The white paper acknowledges that the religious demographics of Jerusalem changed dramatically in the 20th century. In 1947, the city’s population was 33,600 Arabs and 2,400 Jews.

Yonatan Mizrachi, CEO of Emek Shaveh, an Israeli nongovernmental organization working to defend cultural heritage rights and to protect ancient sites, told Al-Monitor, “While the historic timeline looks fine to me, I disagree that Arabs have been here before the time of King David. I don't think that Canaanites are the Arabs’ ancestors.”

As to the history of Jerusalem by religions, the authors of the paper state that “Jews have been there for about 3,000 years, Christians have been there for about 2,000 years and Muslims have been there for about 1,400 years. However, Islam has been dominant in Jerusalem for 1,210 out of the last 1,388 years. This is more than the period of Jewish domination over the last 3,020 years (953 years) or Christian domination over the last 2,000 years (417 years).”

In summary, the white paper argues that contrary to the misperception that Islam is a stranger to Jerusalem, Islam has been dominant in Jerusalem for longer in total than either Christianity or Judaism, despite being the youngest of the three religions.

Reverend David Rihani, deputy chair of the Jordan Evangelical Council and the head of the Assemblies of God Churches in Jordan, told Al-Monitor that the role of Hashemites to Jerusalem is well known and appreciated by all Arab Christians. “We strongly support and endorse the Hashemite custodianship and have been impressed by the high level of interest and support His Majesty the King has shown to Jerusalem’s Christian as well as Muslim sites.”
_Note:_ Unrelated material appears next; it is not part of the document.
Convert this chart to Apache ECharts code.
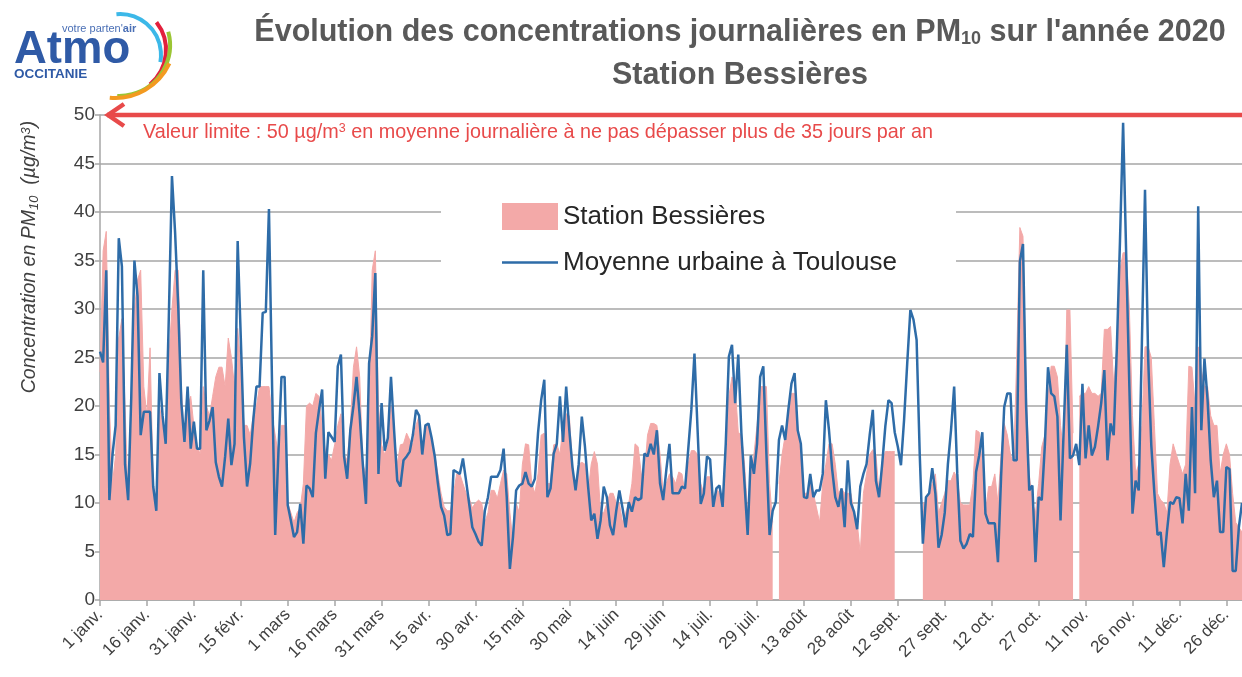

The Al-Aqsa Mosque/Haram Al-Sharif — and by extension the whole ancient city of Jerusalem — is one of Islam’s three holy sites. The paper refutes the often-repeated argument by those who claim that Jerusalem is not mentioned in the Islamic holy book. According to the classical commentaries on the Quran, "the city," "the land," "the Holy Land," "the Mount," "the Temple" and "the Olive" all refer to Jerusalem, or places in Jerusalem, the paper states.